The Rights Plan has been implemented by way of a rights plan agreement (the "Rights Plan Agreement") which has been designed to protect shareholders from unfair, abusive or coercive takeover strategies including the acquisition of control of the Company by a bidder in a transaction or series of transactions that may not treat all shareholders fairly nor afford all shareholders an equal opportunity to share in the premium paid upon an acquisition of control. The board of directors of the Company (the "Board") considers that the adoption of the Rights Plan is desirable and in the interests of all of the Company's shareholders. The Rights Plan Agreement was adopted to provide the Board with sufficient time, in the event of a public takeover bid or tender offer for the common shares of the Company, to pursue alternatives which could enhance shareholder value. These alternatives could involve the review of other takeover bids or offers from other interested parties to provide shareholders desiring to sell the Company's common shares with the best opportunity to realize the maximum sale price for their common shares. In addition, with sufficient time, the Board would be able to explore and, if feasible, advance alternatives to maximize share value through possible corporate reorganizations or restructuring. The directors need time in order to have any real ability to consider these alternatives.

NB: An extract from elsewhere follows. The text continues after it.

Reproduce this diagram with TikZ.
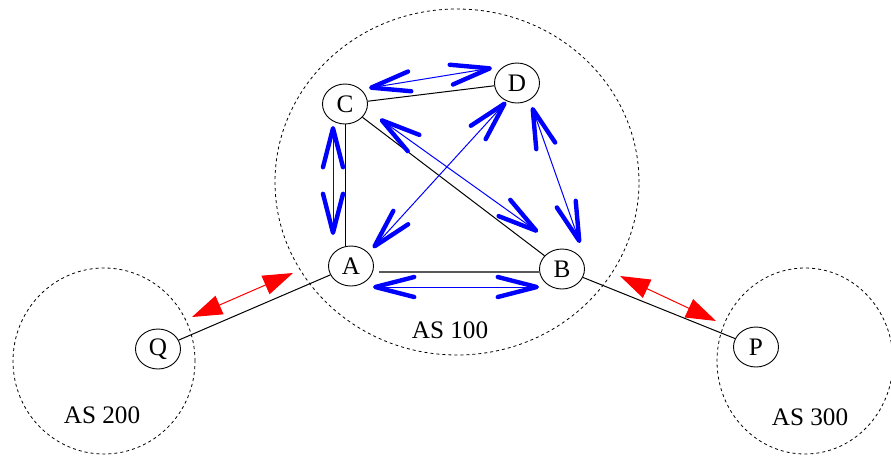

Effective today, rights (the "Rights") will be issued and attached to all of Sultan's outstanding common shares. A separate rights certificate will not be issued until such time as the Rights become exercisable (which is referred to as the "separation time"). The Rights will become exercisable only if a person, together with its affiliates, associates and joint actors, acquires or announces its intention to acquire beneficial ownership of Sultan common shares which when aggregated with its current holdings total 20% or more of the outstanding Sultan common shares (determined in the manner set out in the Rights Plan). The Rights will permit the holder to purchase common shares of the Company at a 50% discount to their market price (as defined in the Rights Plan Agreement).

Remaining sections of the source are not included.